Ultrahydrophobic or superhydrophobic are surfaces that are highly hydrophobic and they have contact angles of more than 150^o. As can be guessed, these surfaces are extremely difficult to wet and this effect is also referred to as the lotus effect. This name is given because lotus leaves are superhydrophobic. If you’ve ever come across a lotus leaf, you might be familiar that a droplet striking its surface can fully rebound just like an elastic ball. 

Superhydrophobic surface

Meniscus Effect

The meniscus effect is the phenomenon of liquid rising or falling in a capillary tube. When the capillary is dipped into a water-containing container, the level of water that rises is more in the tube than in the container. That rise happens due to capillary action. It occurs due to the intermolecular force of attraction between the liquid and the tube surface. 

When water is used as the liquid, the adhesion between the liquid surface and the tube surface is greater than the cohesion between the water molecules. Therefore, a tangent forming from the surface of the water in a tube makes an angle of contact with the tube surface. Since this angle is less than $90^{\circ}$, a concave cavity is formed. 

The angle of contact formula is derived with the help of the concept of the meniscus effect.

Meniscus effect

The weight of the liquid raised will be equal to the vertical component of the surface tension force of the fluid.

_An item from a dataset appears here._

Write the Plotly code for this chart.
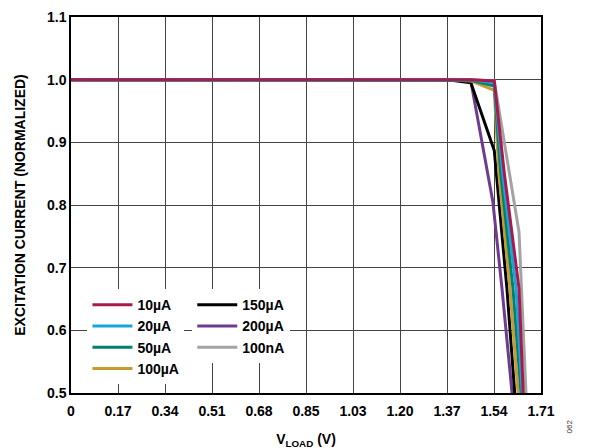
import plotly.graph_objects as go

# ---- data ----
x_tick_vals = [0, 0.171, 0.342, 0.513, 0.684, 0.855, 1.026, 1.197, 1.368, 1.539, 1.71]
x_tick_text = ["0", "0.17", "0.34", "0.51", "0.68", "0.85", "1.03", "1.20", "1.37", "1.54", "1.71"]

v_10uA = [0, 1.37, 1.455, 1.540, 1.577, 1.630, 1.644, 1.650]
i_10uA = [1.0, 1.0, 1.0, 0.998, 0.849, 0.667, 0.503, 0.45]

v_20uA = [0, 1.37, 1.455, 1.540, 1.571, 1.619, 1.641, 1.649]
i_20uA = [1.0, 1.0, 1.0, 0.995, 0.849, 0.667, 0.503, 0.45]

v_50uA = [0, 1.37, 1.455, 1.540, 1.564, 1.608, 1.637, 1.646]
i_50uA = [1.0, 1.0, 0.999, 0.990, 0.849, 0.667, 0.503, 0.45]

v_100uA = [0, 1.37, 1.455, 1.540, 1.557, 1.597, 1.626, 1.635]
i_100uA = [1.0, 1.0, 0.998, 0.983, 0.849, 0.667, 0.503, 0.45]

v_150uA = [0, 1.37, 1.455, 1.540, 1.586, 1.615, 1.623]
i_150uA = [1.0, 1.0, 0.995, 0.887, 0.667, 0.503, 0.45]

v_200uA = [0, 1.37, 1.455, 1.535, 1.568, 1.604, 1.610]
i_200uA = [1.0, 1.0, 0.997, 0.805, 0.667, 0.503, 0.45]

v_100nA = [0, 1.37, 1.455, 1.540, 1.630, 1.655, 1.661]
i_100nA = [1.0, 1.0, 1.0, 0.998, 0.757, 0.503, 0.45]

# draw order: bottom to top
series = [
    ("100nA", v_100nA, i_100nA, "#A3A3A3", "legend2"),
    ("200µA", v_200uA, i_200uA, "#6E3B8E", "legend2"),
    ("150µA", v_150uA, i_150uA, "#000000", "legend2"),
    ("100µA", v_100uA, i_100uA, "#C89B2E", "legend"),
    ("50µA", v_50uA, i_50uA, "#00806F", "legend"),
    ("20µA", v_20uA, i_20uA, "#1BA3DB", "legend"),
    ("10µA", v_10uA, i_10uA, "#A8194E", "legend"),
]

FONT = "Arial, Liberation Sans, Helvetica, sans-serif"

fig = go.Figure()
for name, xs, ys, col, lg in series:
    fig.add_trace(go.Scatter(
        x=xs, y=ys, mode="lines", name=name,
        line=dict(color=col, width=3),
        legend=lg,
    ))

legend_common = dict(
    bgcolor="white",
    borderwidth=0,
    font=dict(family=FONT, size=14, color="black", weight="bold"),
    traceorder="reversed",
    orientation="v",
    itemwidth=40,
    tracegroupgap=0,
    yanchor="top",
    xanchor="left",
)

fig.update_layout(
    width=602, height=448,
    margin=dict(l=63, r=69, t=9, b=63, autoexpand=False),
    paper_bgcolor="white",
    plot_bgcolor="white",
    font=dict(family=FONT, size=13, color="black"),
    showlegend=True,
    legend=dict(x=0.035, y=0.276, **legend_common),
    legend2=dict(x=0.258, y=0.276, **legend_common),
    xaxis=dict(
        range=[0, 1.71],
        tickvals=x_tick_vals, ticktext=x_tick_text,
        showgrid=True, gridcolor="#444444", gridwidth=1,
        zeroline=False, automargin=False,
        showline=True, linecolor="black", linewidth=1.5, mirror=True,
        ticks="", ticklabelstandoff=4,
        tickfont=dict(family=FONT, size=14, color="black", weight="bold"),
        title=dict(text="V<sub>LOAD</sub> (V)", standoff=17,
                   font=dict(family=FONT, size=14, color="black", weight="bold")),
    ),
    yaxis=dict(
        range=[0.5, 1.1], dtick=0.1, tick0=0.5, tickformat=".1f",
        showgrid=True, gridcolor="#444444", gridwidth=1,
        zeroline=False, automargin=False,
        showline=True, linecolor="black", linewidth=1.5, mirror=True,
        ticks="",
        tickfont=dict(family=FONT, size=14, color="black", weight="bold"),
        title=dict(text="EXCITATION CURRENT (NORMALIZED)", standoff=18,
                   font=dict(family=FONT, size=14, color="black", weight="bold")),
    ),
    annotations=[
        dict(text="062", x=1.074, y=-0.112, xref="paper", yref="paper",
             showarrow=False, textangle=-90,
             font=dict(family=FONT, size=8, color="#333333")),
    ],
)

fig.write_html("out.html")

Weight of the liquid raised =(area of tube $\times$ rising or falling in height) $\times$ specific weight

$=\left(\dfrac{\pi}{4} d^{2} h\right) \times w$

Vertical component of surface tension force $=\sigma \cos \theta \times$ circumference

$=\sigma \cos \theta \times \pi d$

Weight of the liquid raised = Vertical component of surface tension force

$\begin{align} \left(\dfrac{\pi}{4} d^{2} h\right) \times w &=\sigma \cos \theta \pi d \\ \cos \theta &=\dfrac{h w d}{4 \sigma} \\ \theta &=\cos ^{-1}\left(\dfrac{h w d}{4 \sigma}\right) \end{align}$

The above relation is the angle of contact formula.

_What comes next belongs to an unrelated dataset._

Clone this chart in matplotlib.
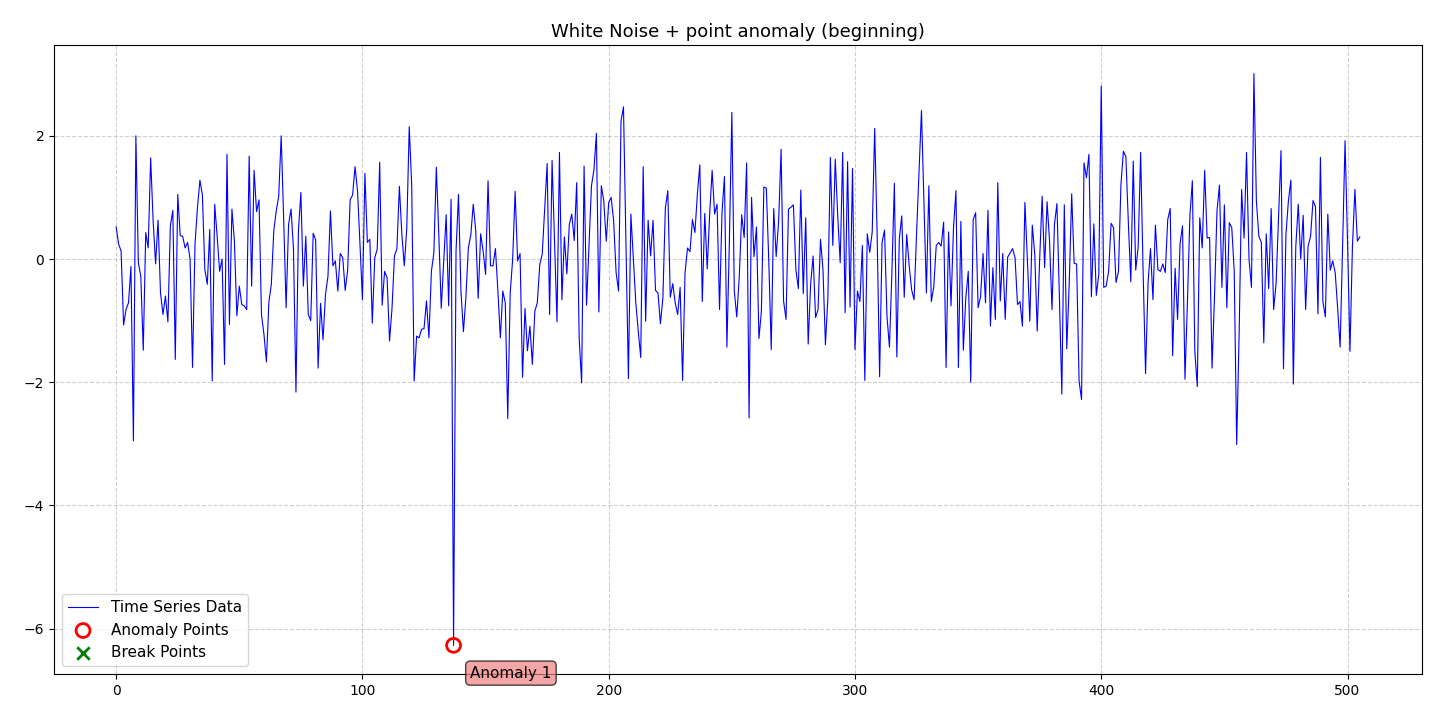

• When the value of angle lies in the given range $0 \leq \theta < 90^{\circ}$, a concave meniscus will form.

• When the value of the angle of contact lies in the given range $90^{\circ} \leq \theta < 180^{\circ}$, a convex meniscus will form. 

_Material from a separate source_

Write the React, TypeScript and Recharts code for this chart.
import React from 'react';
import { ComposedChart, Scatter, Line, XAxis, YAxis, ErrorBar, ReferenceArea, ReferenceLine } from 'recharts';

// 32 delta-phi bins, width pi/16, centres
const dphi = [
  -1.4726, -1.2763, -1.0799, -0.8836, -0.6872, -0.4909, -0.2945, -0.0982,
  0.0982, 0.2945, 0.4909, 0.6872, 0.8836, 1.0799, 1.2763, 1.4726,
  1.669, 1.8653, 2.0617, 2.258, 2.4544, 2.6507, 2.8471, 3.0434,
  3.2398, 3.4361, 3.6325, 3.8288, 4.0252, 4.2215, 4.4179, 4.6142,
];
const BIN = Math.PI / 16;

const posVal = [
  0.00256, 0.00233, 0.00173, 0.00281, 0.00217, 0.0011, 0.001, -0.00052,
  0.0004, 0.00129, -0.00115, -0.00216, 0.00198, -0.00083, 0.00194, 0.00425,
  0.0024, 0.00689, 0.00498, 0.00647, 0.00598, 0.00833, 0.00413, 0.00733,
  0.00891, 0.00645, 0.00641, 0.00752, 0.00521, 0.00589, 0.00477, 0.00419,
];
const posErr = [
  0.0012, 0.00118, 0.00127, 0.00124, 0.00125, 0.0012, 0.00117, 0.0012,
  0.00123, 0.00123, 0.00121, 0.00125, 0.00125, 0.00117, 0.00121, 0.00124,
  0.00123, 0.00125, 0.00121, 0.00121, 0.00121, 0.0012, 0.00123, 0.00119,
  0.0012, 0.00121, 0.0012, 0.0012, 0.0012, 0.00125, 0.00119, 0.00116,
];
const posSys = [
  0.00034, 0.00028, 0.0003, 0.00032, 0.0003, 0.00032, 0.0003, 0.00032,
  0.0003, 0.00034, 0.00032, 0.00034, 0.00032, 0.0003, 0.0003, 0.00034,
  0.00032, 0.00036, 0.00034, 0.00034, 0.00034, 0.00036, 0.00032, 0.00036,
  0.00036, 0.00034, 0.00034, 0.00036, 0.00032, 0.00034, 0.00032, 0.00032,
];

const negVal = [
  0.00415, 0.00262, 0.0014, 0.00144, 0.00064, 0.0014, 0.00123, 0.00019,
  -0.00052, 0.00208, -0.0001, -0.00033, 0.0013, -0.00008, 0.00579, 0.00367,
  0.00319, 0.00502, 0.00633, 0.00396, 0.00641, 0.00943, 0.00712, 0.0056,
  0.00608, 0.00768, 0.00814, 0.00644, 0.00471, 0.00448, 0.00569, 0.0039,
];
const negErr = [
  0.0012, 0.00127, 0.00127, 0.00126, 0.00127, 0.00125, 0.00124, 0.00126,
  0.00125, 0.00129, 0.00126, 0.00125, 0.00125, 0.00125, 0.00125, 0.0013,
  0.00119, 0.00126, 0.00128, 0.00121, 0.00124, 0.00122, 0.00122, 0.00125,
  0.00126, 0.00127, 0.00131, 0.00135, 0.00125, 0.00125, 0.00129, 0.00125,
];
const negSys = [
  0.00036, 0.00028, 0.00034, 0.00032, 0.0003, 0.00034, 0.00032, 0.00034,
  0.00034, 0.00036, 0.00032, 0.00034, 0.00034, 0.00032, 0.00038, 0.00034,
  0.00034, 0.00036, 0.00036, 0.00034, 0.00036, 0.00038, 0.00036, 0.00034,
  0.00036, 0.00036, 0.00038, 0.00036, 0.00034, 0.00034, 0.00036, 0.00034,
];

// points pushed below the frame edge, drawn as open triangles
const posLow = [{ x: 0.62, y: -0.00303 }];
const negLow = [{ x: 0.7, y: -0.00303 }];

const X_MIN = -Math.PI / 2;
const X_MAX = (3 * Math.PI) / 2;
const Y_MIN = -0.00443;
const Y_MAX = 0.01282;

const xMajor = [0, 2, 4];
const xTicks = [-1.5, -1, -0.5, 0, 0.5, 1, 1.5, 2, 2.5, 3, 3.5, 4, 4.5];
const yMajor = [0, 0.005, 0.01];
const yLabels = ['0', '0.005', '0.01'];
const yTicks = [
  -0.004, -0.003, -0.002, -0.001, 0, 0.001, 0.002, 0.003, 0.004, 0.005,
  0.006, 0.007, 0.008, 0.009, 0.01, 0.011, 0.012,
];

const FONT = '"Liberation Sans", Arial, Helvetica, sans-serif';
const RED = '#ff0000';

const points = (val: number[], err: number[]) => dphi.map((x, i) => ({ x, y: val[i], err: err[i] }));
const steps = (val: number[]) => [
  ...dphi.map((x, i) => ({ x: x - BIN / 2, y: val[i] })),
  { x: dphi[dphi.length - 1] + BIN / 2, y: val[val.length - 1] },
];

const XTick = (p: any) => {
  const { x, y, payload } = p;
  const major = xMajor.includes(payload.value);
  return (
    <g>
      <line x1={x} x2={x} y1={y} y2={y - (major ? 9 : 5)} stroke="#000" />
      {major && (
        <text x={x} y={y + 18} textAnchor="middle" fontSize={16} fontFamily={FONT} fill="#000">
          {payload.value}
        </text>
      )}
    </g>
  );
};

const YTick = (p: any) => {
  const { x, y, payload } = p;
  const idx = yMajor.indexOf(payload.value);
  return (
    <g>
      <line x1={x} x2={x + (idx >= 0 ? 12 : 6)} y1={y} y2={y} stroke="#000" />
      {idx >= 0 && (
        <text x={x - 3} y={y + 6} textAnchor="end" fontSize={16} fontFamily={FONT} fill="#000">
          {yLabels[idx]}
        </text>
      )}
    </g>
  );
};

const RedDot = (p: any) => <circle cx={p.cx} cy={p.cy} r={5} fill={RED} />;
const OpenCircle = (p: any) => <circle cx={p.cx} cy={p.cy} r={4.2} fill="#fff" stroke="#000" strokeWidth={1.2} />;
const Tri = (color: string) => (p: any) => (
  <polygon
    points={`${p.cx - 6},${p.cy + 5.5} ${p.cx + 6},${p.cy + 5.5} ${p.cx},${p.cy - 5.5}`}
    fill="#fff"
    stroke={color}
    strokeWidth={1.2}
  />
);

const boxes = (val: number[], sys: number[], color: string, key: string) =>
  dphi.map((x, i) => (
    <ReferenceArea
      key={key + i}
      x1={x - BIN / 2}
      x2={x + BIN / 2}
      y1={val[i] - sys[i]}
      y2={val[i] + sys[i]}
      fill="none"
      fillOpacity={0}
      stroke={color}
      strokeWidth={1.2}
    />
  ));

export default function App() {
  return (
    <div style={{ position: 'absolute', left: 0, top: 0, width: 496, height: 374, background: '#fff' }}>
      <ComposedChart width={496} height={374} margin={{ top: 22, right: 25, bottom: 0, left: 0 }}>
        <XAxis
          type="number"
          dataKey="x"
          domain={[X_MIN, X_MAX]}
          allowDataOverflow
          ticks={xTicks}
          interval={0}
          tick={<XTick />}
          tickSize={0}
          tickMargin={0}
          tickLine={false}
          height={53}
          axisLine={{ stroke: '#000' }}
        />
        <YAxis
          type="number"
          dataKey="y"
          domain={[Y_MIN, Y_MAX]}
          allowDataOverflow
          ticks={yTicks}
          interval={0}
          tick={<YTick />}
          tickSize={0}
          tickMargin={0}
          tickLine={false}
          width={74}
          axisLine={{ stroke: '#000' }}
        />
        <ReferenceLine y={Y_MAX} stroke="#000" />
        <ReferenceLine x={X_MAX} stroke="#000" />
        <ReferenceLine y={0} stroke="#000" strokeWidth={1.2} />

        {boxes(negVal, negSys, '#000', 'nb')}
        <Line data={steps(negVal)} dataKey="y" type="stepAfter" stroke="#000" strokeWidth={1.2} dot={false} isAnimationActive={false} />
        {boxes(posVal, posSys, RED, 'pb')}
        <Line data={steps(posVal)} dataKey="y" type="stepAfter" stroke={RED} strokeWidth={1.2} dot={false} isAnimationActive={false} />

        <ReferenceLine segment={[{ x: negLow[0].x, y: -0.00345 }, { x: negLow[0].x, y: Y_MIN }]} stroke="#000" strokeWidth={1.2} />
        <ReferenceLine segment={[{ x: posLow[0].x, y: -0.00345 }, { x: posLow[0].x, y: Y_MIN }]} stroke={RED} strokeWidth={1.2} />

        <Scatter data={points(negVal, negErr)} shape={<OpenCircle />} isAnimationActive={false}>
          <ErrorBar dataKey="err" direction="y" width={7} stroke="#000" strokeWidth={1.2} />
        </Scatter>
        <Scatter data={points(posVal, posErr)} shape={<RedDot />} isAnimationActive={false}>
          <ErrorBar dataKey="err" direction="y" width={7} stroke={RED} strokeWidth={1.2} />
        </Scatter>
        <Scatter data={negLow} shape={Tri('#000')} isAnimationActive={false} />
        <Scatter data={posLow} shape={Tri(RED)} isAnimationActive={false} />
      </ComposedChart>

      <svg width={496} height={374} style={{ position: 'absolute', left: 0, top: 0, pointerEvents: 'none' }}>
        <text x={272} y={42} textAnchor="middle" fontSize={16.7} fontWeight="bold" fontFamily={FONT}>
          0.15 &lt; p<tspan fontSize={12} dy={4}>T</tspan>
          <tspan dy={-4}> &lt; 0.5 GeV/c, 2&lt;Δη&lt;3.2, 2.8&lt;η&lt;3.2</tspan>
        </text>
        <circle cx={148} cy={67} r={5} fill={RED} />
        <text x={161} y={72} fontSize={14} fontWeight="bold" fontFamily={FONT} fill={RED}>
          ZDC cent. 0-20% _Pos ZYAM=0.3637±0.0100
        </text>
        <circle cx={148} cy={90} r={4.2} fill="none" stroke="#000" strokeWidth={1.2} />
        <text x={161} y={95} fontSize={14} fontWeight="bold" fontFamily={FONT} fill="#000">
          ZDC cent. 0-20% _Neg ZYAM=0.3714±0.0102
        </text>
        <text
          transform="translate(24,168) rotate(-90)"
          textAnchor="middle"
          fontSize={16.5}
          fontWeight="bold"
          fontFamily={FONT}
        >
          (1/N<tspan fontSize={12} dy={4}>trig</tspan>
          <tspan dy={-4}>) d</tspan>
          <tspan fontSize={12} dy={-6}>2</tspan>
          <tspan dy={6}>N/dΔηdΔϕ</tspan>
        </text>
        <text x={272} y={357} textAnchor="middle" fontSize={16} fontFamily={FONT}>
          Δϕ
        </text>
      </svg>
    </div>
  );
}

The condition for zero angles of contact happens when the tangent of surface tension force will become collinear or parallel with the side surface of the capillary tube. 

Convex and concave meniscus

Surface Tension Definition

Surface tension is the property of the fluid that acts on the surface of the liquid and seems like a stretched membrane. The fluid tends to shrink into the minimum possible area of the liquid. In simple terms, surface tension is the tension force that occurs at the surface film of the liquid, which is caused by the attraction of the fluid particles. This force tends to minimize the surface area of the fluid. 

Surface tension is defined as the energy expended per unit of the surface of a fluid. Mathematically, it is written as:

Surface tension $=\dfrac{\text { Energy }}{\text { Area }}$

$\sigma=\dfrac{E}{A}$

$\sigma=$ Surface tension

E = Energy expended by the surface of the fluid

A = Surface of fluid

The dimension formula for the surface tension is derived by substituting the dimensional formula of energy and area in the above relationship. Mathematically, it is written as:

• The dimensional formula of energy is, $E=\left(M^{1} L^{2} T^{-2}\right)$

• The dimensional formula of the area is, $A=\left(M^{0} L^{2} T^{0}\right)$

Therefore, the dimensional formula for surface tension will be,

$\begin{align} &\sigma=\dfrac{E}{A} \\ \\ &\sigma=\dfrac{\left(M^{1} L^{2} T^{-2}\right)}{\left(M^{0} L^{2} T^{0}\right)} \\ \\ &\sigma=\dfrac{\left(M^{1} L^{2} T^{-2}\right)}{\left(L^{2}\right)} \\ &\sigma=\left(M^{1} T^{-2}\right) \end{align}$

Hence, the dimension formula for surface tension is (M¹T^-2).

Conclusion

This article concludes with qualitative information about the angle of contact and the cohesive and adhesive nature of the fluid. It also describes the condition of the fluid in wetting and non-wetting conditions. It further explained the value of the angle of contact in wetting and non-wetting conditions of the fluid. This article attempted to cover all queries (definition of angle of contact, explanation of surface tension and angle of contact, zero angles of contact, etc.) and tried to give better clarity to the concept.